My name is Vicki Mahaffey and I took over as
head of the department on July 1, 2016. I'll be using this site to post updates and information of interest to our faculty, students, and alumni,
along with reflections about our discipline(s) in particular and the humanities in general. As anyone who has ever worked or studied here knows, the Department of English is a vibrant place. If you have something you'd like to see posted here, or if you want to contact me about the content of this blog, drop me an email at vmahaffe@illinois.edu.


Wednesday, June 30, 2010

Summertime blog-rolling

Even in normal times, universities slow down over the summer. This summer, renovations being done in the English building have persuaded faculty members to meet their summer school classes elsewhere and to work, if possible, anywhere BUT in their offices.

It is nice, therefore, to be reminded that academic matters are humming along as usual elsewhere on campus. For instance, our Rare Book & Manuscript Library (an invaluable local institution for literary scholars) is hosting a reception at 3:00 on Wednesday, July 7, to celebrate the launch of their new blog, Non Solus. More information is available there, so click through!

Wednesday, June 16, 2010

Happy Bloomsday

Today is June 16, Bloomsday: the date upon which all the action of James Joyce's Ulysses takes place, and thus the day fans of Joyce (not to mention fans of gorgonzola sandwiches) set aside to honor the author and the novel with readings, parties, and celebrations of all things Irish.

If you are reading this today from campus, you might consider stopping by our wonderful Rare Books and Manuscript Library at 3:30 to particpate in their Bloomsday celebration, and to admire a first edition of the novel itself as well as other Joyceana on display.

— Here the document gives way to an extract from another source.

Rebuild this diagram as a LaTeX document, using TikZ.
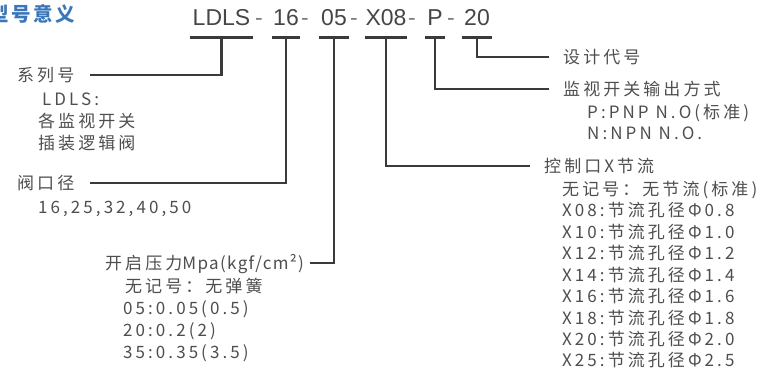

I first read the novel during my first summer in graduate school, when I was trying to sort out what I wanted to be and so trying to read all the BIG famous books. But my first encounter with Ulysses actually came via a housemate in college, who was taking a semester-long class in Joyce and who simply couldn't resist reading the funny bits aloud. The passage that first made me want to read the book for myself (pasted in from here) is the following piece of virtuoso elaboration of a moment in which Bloom puts a kettle on the boil. I offer it up here as tribute:

What in water did Bloom, waterlover, drawer of water, watercarrier returning to the range, admire?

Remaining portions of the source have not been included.